CROWDER: “Probably about 20 percent maybe just a little bit more since late 2014.”
That 20 percent equals a loss of around $1.8 billion. Crowder says the problem is too much supply.
“There have been a lot of new almonds planted over the last three years,” says Crowder. “And that’s probably part of the reason why the crop was a little bigger than we expected this year. And people know there will be more almonds produced this fall as well.”
When the price of almonds rose from $2.50 three years ago to over $4 per pound in 2014, farmers went crazy. Many replaced their lower priced crops like grapes or cotton with fields of almonds. That flooded the market dropping the price to $3 per pound.
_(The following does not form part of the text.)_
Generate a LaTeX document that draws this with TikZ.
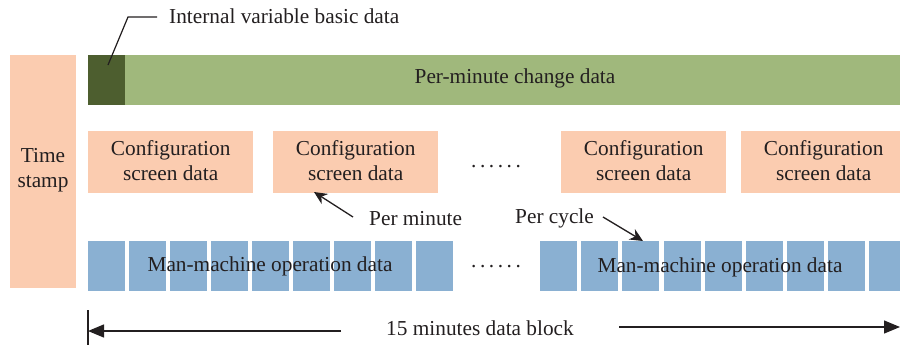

The real kicker was the strength of the dollar in 2015. It began to cost more for places like China and India to buy almonds. In turn the Asian market is shelling out less cash for the crop.
“We probably pushed the price up to high,” says Darren Rigg. He handles over 50 million pounds of nuts with Meridian Growers in Tulare, Calif.
"The whole entire industry has dealt with a lot of defaults out of India and Dubai. Guys going out of business, guys not picking up loads and some of them just packing up shop and running off to the Himalayas." - Darren Rigg
“It killed off demand and people at a certain points they just don’t buy,” Rigg says. “We’re probably coming back into an equilibrium point, but we possibly have overcorrected as well.”
He says overreliance on markets with lack of infrastructure and finances are the root cause.
“The whole entire industry has dealt with a lot of defaults out of India and Dubai,” says Rigg. “Guys going out of business, guys not picking up loads and some of them just packing up shop and running off to the Himalayas. And so we still have cargo at foreign ports.”
Even with the decrease growers are still bringing in more than they were making five years ago. Almond growers like Joe Del Bosque in Firebaugh say they haven’t felt the pinch yet.
“Having a couple of good years has given us a good foundation for us to be able to weather this thing,” Del Bosque says.
Although, Del Bosque, who farms over 600 acres of almonds, is worried that the high cost of water coupled with lower price of almonds would decrease profits.
“We’re not panicking,” Del Bosque says. “If the market stays where it is right now I think we’ll still be okay if we have water that isn’t too expensive this coming year.”
But this is all a balancing acts. Adequate chill hours and ample rains brought by El Nino could mean a healthy crop; more almonds in the case could mean less money in farmer’s pockets.
Growers are also worried that rain could knock too many flowers off trees during bloom time resulting in a smaller crop too expensive for foreign bank accounts. Both scenarios could lead to even greater loss, but the growers I spoke with remain optimistic.